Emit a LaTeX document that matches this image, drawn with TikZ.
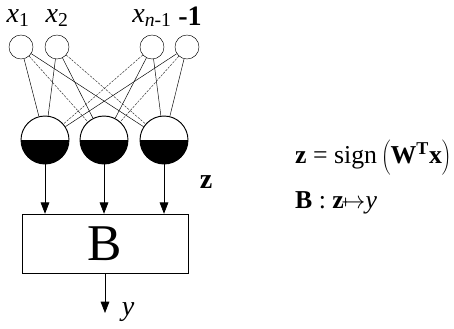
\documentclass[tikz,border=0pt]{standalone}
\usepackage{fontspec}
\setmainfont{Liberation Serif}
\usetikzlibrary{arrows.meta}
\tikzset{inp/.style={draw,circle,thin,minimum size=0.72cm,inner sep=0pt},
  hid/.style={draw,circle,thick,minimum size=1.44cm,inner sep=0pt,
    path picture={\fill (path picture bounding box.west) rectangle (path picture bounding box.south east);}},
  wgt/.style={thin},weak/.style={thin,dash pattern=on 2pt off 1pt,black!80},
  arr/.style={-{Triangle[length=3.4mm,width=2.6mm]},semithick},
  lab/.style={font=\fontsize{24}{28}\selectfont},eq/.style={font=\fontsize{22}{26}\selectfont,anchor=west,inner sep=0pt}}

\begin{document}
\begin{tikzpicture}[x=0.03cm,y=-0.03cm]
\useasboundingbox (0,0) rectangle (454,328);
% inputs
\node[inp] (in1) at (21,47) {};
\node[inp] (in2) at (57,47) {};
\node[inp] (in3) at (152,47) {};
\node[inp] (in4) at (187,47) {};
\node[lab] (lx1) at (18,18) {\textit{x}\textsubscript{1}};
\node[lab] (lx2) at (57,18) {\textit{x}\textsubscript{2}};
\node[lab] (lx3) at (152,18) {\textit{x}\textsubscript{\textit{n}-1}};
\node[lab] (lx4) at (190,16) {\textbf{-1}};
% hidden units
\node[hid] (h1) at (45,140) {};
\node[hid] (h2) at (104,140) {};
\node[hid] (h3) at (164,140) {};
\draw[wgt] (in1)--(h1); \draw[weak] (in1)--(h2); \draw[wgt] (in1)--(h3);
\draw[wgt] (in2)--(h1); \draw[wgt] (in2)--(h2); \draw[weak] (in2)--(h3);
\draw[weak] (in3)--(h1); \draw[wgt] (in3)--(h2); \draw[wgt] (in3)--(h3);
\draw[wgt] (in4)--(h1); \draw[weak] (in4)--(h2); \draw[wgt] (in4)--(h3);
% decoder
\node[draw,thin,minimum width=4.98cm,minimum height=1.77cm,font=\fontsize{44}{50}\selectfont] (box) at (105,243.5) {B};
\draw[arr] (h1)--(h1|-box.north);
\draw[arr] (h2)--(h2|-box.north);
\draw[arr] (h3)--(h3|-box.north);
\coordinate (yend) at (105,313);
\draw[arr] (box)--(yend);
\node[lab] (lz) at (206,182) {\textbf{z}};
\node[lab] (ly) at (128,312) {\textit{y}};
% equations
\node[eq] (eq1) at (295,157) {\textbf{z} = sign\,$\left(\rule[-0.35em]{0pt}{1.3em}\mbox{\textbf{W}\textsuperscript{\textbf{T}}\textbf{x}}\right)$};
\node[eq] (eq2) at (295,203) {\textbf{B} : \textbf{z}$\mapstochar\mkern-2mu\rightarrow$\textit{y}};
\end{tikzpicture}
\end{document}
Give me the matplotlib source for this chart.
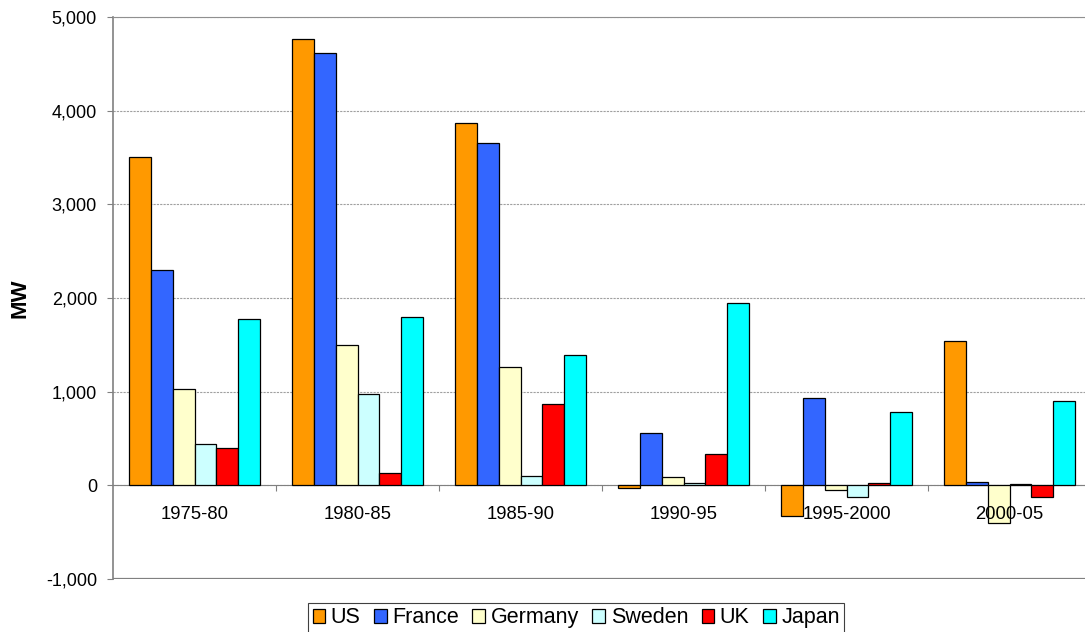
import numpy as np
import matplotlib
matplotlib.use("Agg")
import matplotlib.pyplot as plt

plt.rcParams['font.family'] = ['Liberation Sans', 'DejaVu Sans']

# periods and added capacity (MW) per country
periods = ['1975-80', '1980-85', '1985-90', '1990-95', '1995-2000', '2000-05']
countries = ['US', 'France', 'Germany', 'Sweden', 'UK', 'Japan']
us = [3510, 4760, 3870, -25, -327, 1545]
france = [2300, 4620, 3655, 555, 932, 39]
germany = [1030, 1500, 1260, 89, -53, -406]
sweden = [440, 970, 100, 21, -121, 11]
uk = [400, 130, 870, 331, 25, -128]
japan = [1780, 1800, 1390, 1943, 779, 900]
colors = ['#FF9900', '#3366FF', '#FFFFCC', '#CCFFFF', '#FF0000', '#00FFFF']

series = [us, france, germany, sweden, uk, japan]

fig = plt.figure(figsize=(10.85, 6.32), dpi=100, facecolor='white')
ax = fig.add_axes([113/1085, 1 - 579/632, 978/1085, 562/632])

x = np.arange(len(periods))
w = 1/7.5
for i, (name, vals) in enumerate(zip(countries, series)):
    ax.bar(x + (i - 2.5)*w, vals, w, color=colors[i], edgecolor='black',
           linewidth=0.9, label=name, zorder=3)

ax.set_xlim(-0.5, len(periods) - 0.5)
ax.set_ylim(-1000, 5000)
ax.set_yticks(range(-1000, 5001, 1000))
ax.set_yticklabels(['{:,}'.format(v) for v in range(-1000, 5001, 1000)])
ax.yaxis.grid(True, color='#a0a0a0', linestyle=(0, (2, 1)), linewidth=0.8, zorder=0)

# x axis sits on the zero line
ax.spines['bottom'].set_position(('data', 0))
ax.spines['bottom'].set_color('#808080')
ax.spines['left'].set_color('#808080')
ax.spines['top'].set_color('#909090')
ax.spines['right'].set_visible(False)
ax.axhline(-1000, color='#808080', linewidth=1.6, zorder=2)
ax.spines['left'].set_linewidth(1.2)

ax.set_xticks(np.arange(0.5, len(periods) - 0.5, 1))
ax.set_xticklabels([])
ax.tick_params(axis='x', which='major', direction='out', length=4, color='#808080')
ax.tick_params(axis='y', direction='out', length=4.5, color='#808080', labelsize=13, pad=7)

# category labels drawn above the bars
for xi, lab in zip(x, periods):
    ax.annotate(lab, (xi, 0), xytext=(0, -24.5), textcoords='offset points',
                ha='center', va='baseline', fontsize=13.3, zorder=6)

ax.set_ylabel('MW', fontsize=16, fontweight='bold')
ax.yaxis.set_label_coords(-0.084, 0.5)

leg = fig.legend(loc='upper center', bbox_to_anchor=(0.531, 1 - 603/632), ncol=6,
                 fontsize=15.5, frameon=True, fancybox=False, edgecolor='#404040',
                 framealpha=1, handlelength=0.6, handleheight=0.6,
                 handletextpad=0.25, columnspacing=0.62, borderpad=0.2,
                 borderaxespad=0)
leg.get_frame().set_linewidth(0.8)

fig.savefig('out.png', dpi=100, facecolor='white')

════════════════

PROBLEM TO SOLVE: Above are records with pictures; repeat the records exactly and leave the pictures out.

THE OUTPUT:
Emit a LaTeX document that matches this image, drawn with TikZ.
\documentclass[tikz,border=0pt]{standalone}
\usepackage{fontspec}
\setmainfont{Liberation Serif}
\usetikzlibrary{arrows.meta}
\tikzset{inp/.style={draw,circle,thin,minimum size=0.72cm,inner sep=0pt},
  hid/.style={draw,circle,thick,minimum size=1.44cm,inner sep=0pt,
    path picture={\fill (path picture bounding box.west) rectangle (path picture bounding box.south east);}},
  wgt/.style={thin},weak/.style={thin,dash pattern=on 2pt off 1pt,black!80},
  arr/.style={-{Triangle[length=3.4mm,width=2.6mm]},semithick},
  lab/.style={font=\fontsize{24}{28}\selectfont},eq/.style={font=\fontsize{22}{26}\selectfont,anchor=west,inner sep=0pt}}

\begin{document}
\begin{tikzpicture}[x=0.03cm,y=-0.03cm]
\useasboundingbox (0,0) rectangle (454,328);
% inputs
\node[inp] (in1) at (21,47) {};
\node[inp] (in2) at (57,47) {};
\node[inp] (in3) at (152,47) {};
\node[inp] (in4) at (187,47) {};
\node[lab] (lx1) at (18,18) {\textit{x}\textsubscript{1}};
\node[lab] (lx2) at (57,18) {\textit{x}\textsubscript{2}};
\node[lab] (lx3) at (152,18) {\textit{x}\textsubscript{\textit{n}-1}};
\node[lab] (lx4) at (190,16) {\textbf{-1}};
% hidden units
\node[hid] (h1) at (45,140) {};
\node[hid] (h2) at (104,140) {};
\node[hid] (h3) at (164,140) {};
\draw[wgt] (in1)--(h1); \draw[weak] (in1)--(h2); \draw[wgt] (in1)--(h3);
\draw[wgt] (in2)--(h1); \draw[wgt] (in2)--(h2); \draw[weak] (in2)--(h3);
\draw[weak] (in3)--(h1); \draw[wgt] (in3)--(h2); \draw[wgt] (in3)--(h3);
\draw[wgt] (in4)--(h1); \draw[weak] (in4)--(h2); \draw[wgt] (in4)--(h3);
% decoder
\node[draw,thin,minimum width=4.98cm,minimum height=1.77cm,font=\fontsize{44}{50}\selectfont] (box) at (105,243.5) {B};
\draw[arr] (h1)--(h1|-box.north);
\draw[arr] (h2)--(h2|-box.north);
\draw[arr] (h3)--(h3|-box.north);
\coordinate (yend) at (105,313);
\draw[arr] (box)--(yend);
\node[lab] (lz) at (206,182) {\textbf{z}};
\node[lab] (ly) at (128,312) {\textit{y}};
% equations
\node[eq] (eq1) at (295,157) {\textbf{z} = sign\,$\left(\rule[-0.35em]{0pt}{1.3em}\mbox{\textbf{W}\textsuperscript{\textbf{T}}\textbf{x}}\right)$};
\node[eq] (eq2) at (295,203) {\textbf{B} : \textbf{z}$\mapstochar\mkern-2mu\rightarrow$\textit{y}};
\end{tikzpicture}
\end{document}
Give me the matplotlib source for this chart.
import numpy as np
import matplotlib
matplotlib.use("Agg")
import matplotlib.pyplot as plt

plt.rcParams['font.family'] = ['Liberation Sans', 'DejaVu Sans']

# periods and added capacity (MW) per country
periods = ['1975-80', '1980-85', '1985-90', '1990-95', '1995-2000', '2000-05']
countries = ['US', 'France', 'Germany', 'Sweden', 'UK', 'Japan']
us = [3510, 4760, 3870, -25, -327, 1545]
france = [2300, 4620, 3655, 555, 932, 39]
germany = [1030, 1500, 1260, 89, -53, -406]
sweden = [440, 970, 100, 21, -121, 11]
uk = [400, 130, 870, 331, 25, -128]
japan = [1780, 1800, 1390, 1943, 779, 900]
colors = ['#FF9900', '#3366FF', '#FFFFCC', '#CCFFFF', '#FF0000', '#00FFFF']

series = [us, france, germany, sweden, uk, japan]

fig = plt.figure(figsize=(10.85, 6.32), dpi=100, facecolor='white')
ax = fig.add_axes([113/1085, 1 - 579/632, 978/1085, 562/632])

x = np.arange(len(periods))
w = 1/7.5
for i, (name, vals) in enumerate(zip(countries, series)):
    ax.bar(x + (i - 2.5)*w, vals, w, color=colors[i], edgecolor='black',
           linewidth=0.9, label=name, zorder=3)

ax.set_xlim(-0.5, len(periods) - 0.5)
ax.set_ylim(-1000, 5000)
ax.set_yticks(range(-1000, 5001, 1000))
ax.set_yticklabels(['{:,}'.format(v) for v in range(-1000, 5001, 1000)])
ax.yaxis.grid(True, color='#a0a0a0', linestyle=(0, (2, 1)), linewidth=0.8, zorder=0)

# x axis sits on the zero line
ax.spines['bottom'].set_position(('data', 0))
ax.spines['bottom'].set_color('#808080')
ax.spines['left'].set_color('#808080')
ax.spines['top'].set_color('#909090')
ax.spines['right'].set_visible(False)
ax.axhline(-1000, color='#808080', linewidth=1.6, zorder=2)
ax.spines['left'].set_linewidth(1.2)

ax.set_xticks(np.arange(0.5, len(periods) - 0.5, 1))
ax.set_xticklabels([])
ax.tick_params(axis='x', which='major', direction='out', length=4, color='#808080')
ax.tick_params(axis='y', direction='out', length=4.5, color='#808080', labelsize=13, pad=7)

# category labels drawn above the bars
for xi, lab in zip(x, periods):
    ax.annotate(lab, (xi, 0), xytext=(0, -24.5), textcoords='offset points',
                ha='center', va='baseline', fontsize=13.3, zorder=6)

ax.set_ylabel('MW', fontsize=16, fontweight='bold')
ax.yaxis.set_label_coords(-0.084, 0.5)

leg = fig.legend(loc='upper center', bbox_to_anchor=(0.531, 1 - 603/632), ncol=6,
                 fontsize=15.5, frameon=True, fancybox=False, edgecolor='#404040',
                 framealpha=1, handlelength=0.6, handleheight=0.6,
                 handletextpad=0.25, columnspacing=0.62, borderpad=0.2,
                 borderaxespad=0)
leg.get_frame().set_linewidth(0.8)

fig.savefig('out.png', dpi=100, facecolor='white')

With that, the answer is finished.